Imperfection and tangential edge constraint sensitivities of thermomechanical nonlinear response of pressure-loaded carbon nanotube-reinforced composite cylindrical panels

Abstract

Initial geometrical imperfection and elasticity of tangential edge constraints are inherent in real structures in general and composite cylindrical panels in particular. This paper investigates the nonlinear response of functionally graded nanocomposite cylindrical panels reinforced by single-walled carbon nanotubes (SWCNTs), exposed to thermal environments and subjected to uniform external pressure. The material properties of functionally graded carbon nanotube-reinforced composites (FG-CNTRC) are assumed to be temperature dependent, graded in the thickness direction, and are estimated by the extended rule of mixture through a micromechanical model. The governing equations are based on classical shell theory taking von Karman–Donnell nonlinearity, initial geometrical imperfection and tangential constraints of boundary edges into consideration. Approximate solutions of deflection and stress functions are assumed to satisfy simply supported boundary conditions, and the Galerkin method is applied to obtain closed-form expressions of load–deflection relations.

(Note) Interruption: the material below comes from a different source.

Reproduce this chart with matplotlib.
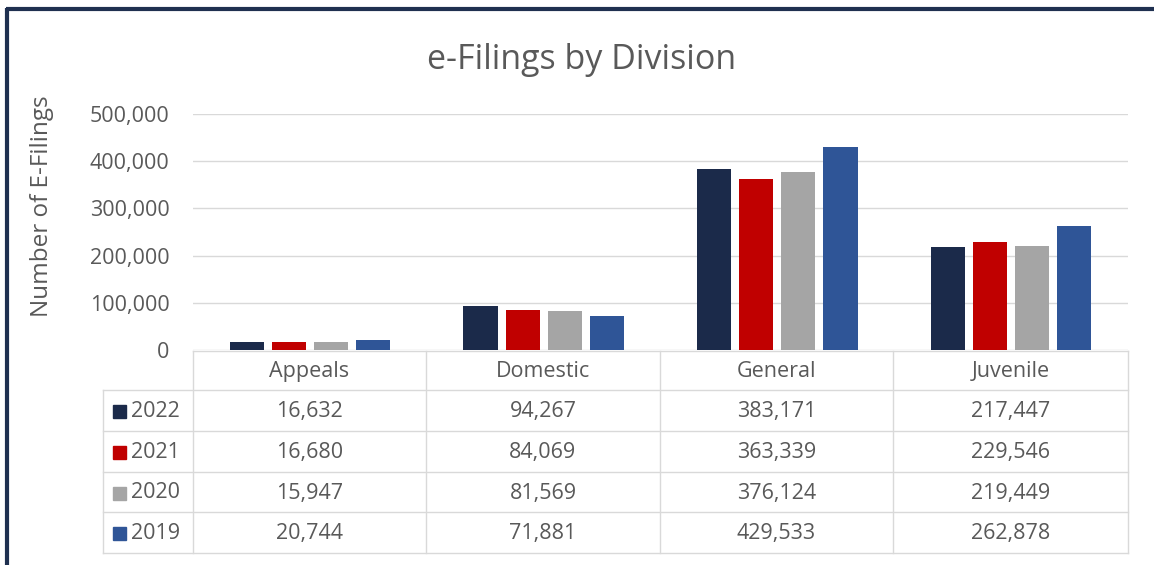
import matplotlib.pyplot as plt
import numpy as np
from matplotlib.patches import Rectangle

# data
divisions = ["Appeals", "Domestic", "General", "Juvenile"]
years = ["2022", "2021", "2020", "2019"]
v2022 = [16632, 94267, 383171, 217447]
v2021 = [16680, 84069, 363339, 229546]
v2020 = [15947, 81569, 376124, 219449]
v2019 = [20744, 71881, 429533, 262878]
series = [v2022, v2021, v2020, v2019]
colors = ["#1B2A4A", "#C00000", "#A5A5A5", "#2F5597"]
yticks = [0, 100000, 200000, 300000, 400000, 500000]

W, H = 1154, 565
txt = "#595959"
grid = "#D9D9D9"
fs = 15.5
plt.rcParams['font.family'] = ['Open Sans', 'DejaVu Sans']

fig = plt.figure(figsize=(W / 100, H / 100), dpi=100)

# main bar axes (pixel layout -> figure fractions)
x0, x1, ytop, ybot = 193, 1128, 114, 350
ax = fig.add_axes([x0 / W, 1 - ybot / H, (x1 - x0) / W, (ybot - ytop) / H])
x = np.arange(len(divisions))
step, bw = 0.18, 0.146
for i, vals in enumerate(series):
    ax.bar(x + (i - 1.5) * step, vals, width=bw, color=colors[i], zorder=3)
ax.set_xlim(-0.5, len(divisions) - 0.5)
ax.set_ylim(0, 500000)
ax.set_yticks(yticks)
ax.set_yticklabels([f"{t:,}" for t in yticks], color=txt, fontsize=fs)
ax.tick_params(axis='y', length=0, pad=17)
ax.set_xticks([])
ax.grid(axis='y', color=grid, linewidth=1, zorder=0)
for s in ax.spines.values():
    s.set_visible(False)

fig.text(42 / W, 1 - 206 / H, "Number of E-Filings", rotation=90, color=txt,
         fontsize=17.5, ha='center', va='center')
fig.text(582 / W, 1 - 60 / H, "e-Filings by Division", color=txt,
         fontsize=24.5, ha='center', va='center')

# data table in pixel coords
tb = fig.add_axes([0, 0, 1, 1])
tb.set_xlim(0, W)
tb.set_ylim(H, 0)
tb.axis('off')
tb.patch.set_alpha(0)

cols = [193, 426, 660, 893, 1128]
rows = [351, 390, 431, 472, 512, 553]
lc = "#D9D9D9"
# horizontal lines
tb.plot([cols[0], cols[-1]], [rows[0], rows[0]], color=lc, lw=1)
for r in rows[1:]:
    tb.plot([103, cols[-1]], [r, r], color=lc, lw=1)
# vertical lines
for c in cols:
    tb.plot([c, c], [rows[0], rows[-1]], color=lc, lw=1)
tb.plot([103, 103], [rows[1], rows[-1]], color=lc, lw=1)

for j, d in enumerate(divisions):
    tb.text((cols[j] + cols[j + 1]) / 2, (rows[0] + rows[1]) / 2 + 1, d,
            ha='center', va='center', color=txt, fontsize=fs)
for i, (yr, vals) in enumerate(zip(years, series)):
    yc = (rows[i + 1] + rows[i + 2]) / 2 + 1
    tb.add_patch(Rectangle((113, yc - 6.5), 13, 13, color=colors[i]))
    tb.text(131, yc, yr, ha='left', va='center', color=txt, fontsize=fs)
    for j, v in enumerate(vals):
        tb.text((cols[j] + cols[j + 1]) / 2, yc, f"{v:,}",
                ha='center', va='center', color=txt, fontsize=fs)

# navy frame on top and left
navy = "#1F3050"
tb.plot([6, W], [9, 9], color=navy, lw=3, solid_capstyle='butt')
tb.plot([7, 7], [8, H], color=navy, lw=3, solid_capstyle='butt')

fig.savefig("out.png", dpi=100, facecolor="white")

An analysis of separate and simultaneous influences of carbon nanotube volume fraction and distribution types, geometrical parameters, varying degree of tangential edge constraints, thermal environments, geometrical imperfection and temperature dependence of material properties on the buckling behavior and load-carrying capacity of FG-CNTRC cylindrical panels results in interesting remarks and novelty of the present study.